Quantitative Structure-Mutation-Activity Relationship Tests (QSMART) Model for Protein Kinase Inhibitor Response Prediction

Predicting how mutations impact drug sensitivity is a major challenge in personalized medicine. Although several machine learning models have been developed to predict drug sensitivity from gene expression and genomic profiles, these methods do not explicitly incorporate the structural properties of drug-mutation interactions to understand the molecular mechanisms of drug resistance/sensitivity. To facilitate the understanding of how the drug-mutation interactions quantitatively contribute to drug response, we developed a framework that not only estimates IC50 with high accuracy (R-squared = 0.861 and RMSE = 0.818) but also identifies features contributing to the accuracy, thereby enhancing explainability.
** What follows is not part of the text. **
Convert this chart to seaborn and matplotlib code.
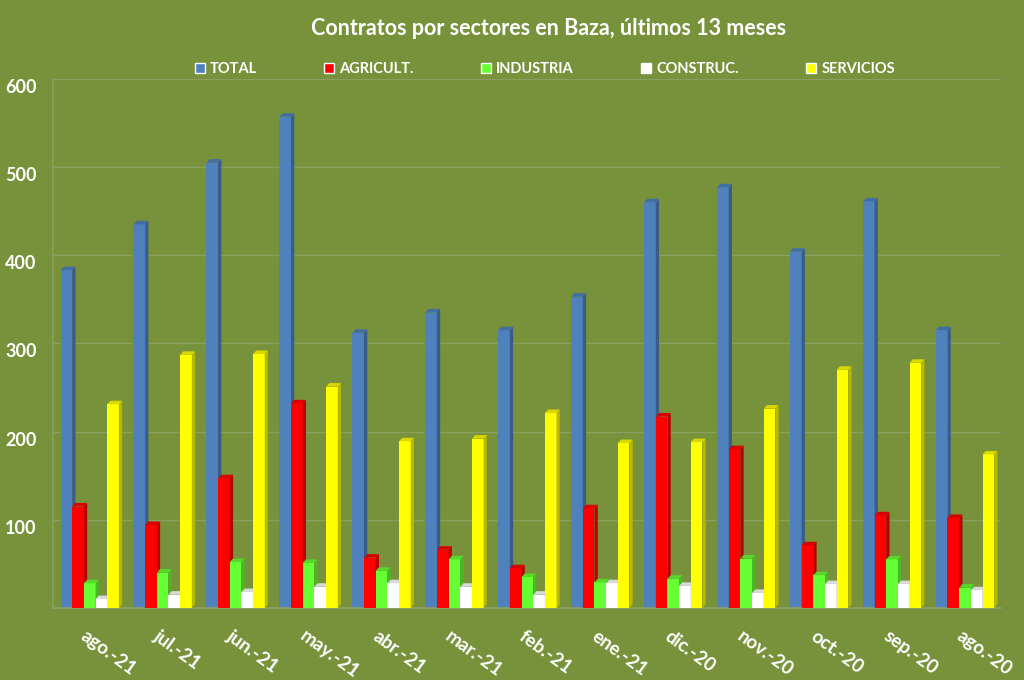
import seaborn as sns
import matplotlib.pyplot as plt
import matplotlib.colors as mcolors
from matplotlib.patches import Polygon
from matplotlib.transforms import ScaledTranslation
import pandas as pd

# Datos (contratos por sector y mes)
meses = ["ago.-21", "jul.-21", "jun.-21", "may.-21", "abr.-21", "mar.-21", "feb.-21",
         "ene.-21", "dic.-20", "nov.-20", "oct.-20", "sep.-20", "ago.-20"]
sectores = ["TOTAL", "AGRICULT.", "INDUSTRIA", "CONSTRUC.", "SERVICIOS"]
total = [383, 435, 505, 557, 312, 335, 315, 353, 460, 477, 404, 461, 315]
agricult = [115, 94, 147, 232, 57, 66, 45, 113, 217, 180, 71, 105, 102]
industria = [28, 40, 52, 51, 42, 55, 35, 29, 33, 56, 37, 55, 23]
construc = [10, 15, 18, 24, 28, 24, 15, 28, 25, 17, 27, 27, 20]
servicios = [231, 287, 288, 251, 189, 192, 221, 187, 188, 226, 270, 278, 174]

colores = ["#4F81BD", "#FF0000", "#66FF33", "#FFFFFF", "#FFFF00"]
fondo = "#77923A"

df = pd.DataFrame({"mes": meses * 5,
                   "sector": [s for s in sectores for _ in meses],
                   "valor": total + agricult + industria + construc + servicios})

sns.set_theme(style="white")
plt.rcParams["font.family"] = ["Lato", "DejaVu Sans"]

fig = plt.figure(figsize=(10.24, 6.8), dpi=100, facecolor=fondo)
ax = fig.add_axes([0.052, 0.106, 0.926, 0.778])
ax.set_facecolor(fondo)

sns.barplot(data=df, x="mes", y="valor", hue="sector", order=meses, hue_order=sectores,
            palette=colores, width=0.8, gap=0, saturation=1, ax=ax)

# efecto 3D: cara lateral y tapa más oscuras sobre cada barra
dx, dy = 0.045, 4.0
n = len(meses)
for i, p in enumerate(ax.patches[:n * len(sectores)]):
    k = i // n
    x0, w, h = p.get_x(), p.get_width(), p.get_height()
    base = mcolors.to_rgb(colores[k])
    oscuro = tuple(c * 0.72 for c in base)
    p.set_zorder(2 + 2 * k)
    p.set_edgecolor("none")
    lado = Polygon([(x0 + w, 0), (x0 + w + dx, dy), (x0 + w + dx, h + dy), (x0 + w, h)],
                   closed=True, facecolor=oscuro, edgecolor="none", zorder=3 + 2 * k)
    tapa = Polygon([(x0, h), (x0 + dx, h + dy), (x0 + w + dx, h + dy), (x0 + w, h)],
                   closed=True, facecolor=tuple(c * 0.85 for c in base), edgecolor="none",
                   zorder=3 + 2 * k)
    ax.add_patch(lado)
    ax.add_patch(tapa)

ax.set_xlim(-0.5, n - 0.5)
ax.set_ylim(0, 600)
ax.set_yticks(range(0, 700, 100))
ax.set_yticklabels(["", "100", "200", "300", "400", "500", "600"])
ax.grid(axis="y", color="#8C9F63", linewidth=1)
ax.set_axisbelow(True)
for lado_ax in ["top", "right"]:
    ax.spines[lado_ax].set_visible(False)
ax.spines["left"].set_color("#8C9F63")
ax.spines["bottom"].set_color("#8C9F63")
ax.set_xlabel("")
ax.set_ylabel("")

ax.tick_params(axis="y", length=0, pad=12, labelsize=13, labelcolor="white")
ax.tick_params(axis="x", length=0, pad=16, labelsize=13.5, labelcolor="white")
for lab in ax.get_yticklabels():
    lab.set_fontweight("bold")
    lab.set_transform(lab.get_transform() + ScaledTranslation(0, -0.07, fig.dpi_scale_trans))
for lab in ax.get_xticklabels():
    lab.set_fontweight("bold")
    lab.set_rotation(-36)
    lab.set_ha("left")
    lab.set_va("center")
    lab.set_rotation_mode("anchor")
    lab.set_transform(lab.get_transform() + ScaledTranslation(-0.07, -0.04, fig.dpi_scale_trans))

handles, labels = ax.get_legend_handles_labels()
ax.get_legend().remove()
leg = fig.legend(handles, labels, loc="center", bbox_to_anchor=(0.532, 0.898), ncol=5,
                 frameon=False, handlelength=0.7, handleheight=0.7, handletextpad=0.35,
                 columnspacing=4.6, fontsize=10.5)
for t in leg.get_texts():
    t.set_color("white")
    t.set_fontweight("bold")

fig.text(0.536, 0.958, "Contratos por sectores en Baza, últimos 13 meses", ha="center",
         va="center", color="white", fontsize=15.5, fontweight="bold")

fig.savefig("out.png", dpi=100, facecolor=fondo)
Our framework uses a multi-component approach that includes (1) collecting drug fingerprints, cancer cell line9s multi-omics features, and drug responses, (2) testing the statistical significance of interaction effects, (3) selecting features by Lasso with Bayesian information criterion, and (4) using neural networks to predict drug response. We validate each component in the proposed framework and explain the biological relevance and mathematical interpretation of pertinent features, including afatinib- and lapatinib-EGFR L858R interactions, in a non-small cell lung cancer case study. This is the first study to systematically explain drug response in cancer cell lines by investigating the contribution of interaction effects, such as protein-protein interactions and drug-mutation interactions. The concept of our proposed framework can also be applied to other prediction models with the interaction effects of interest, such as drug-drug interaction and agent-host interaction.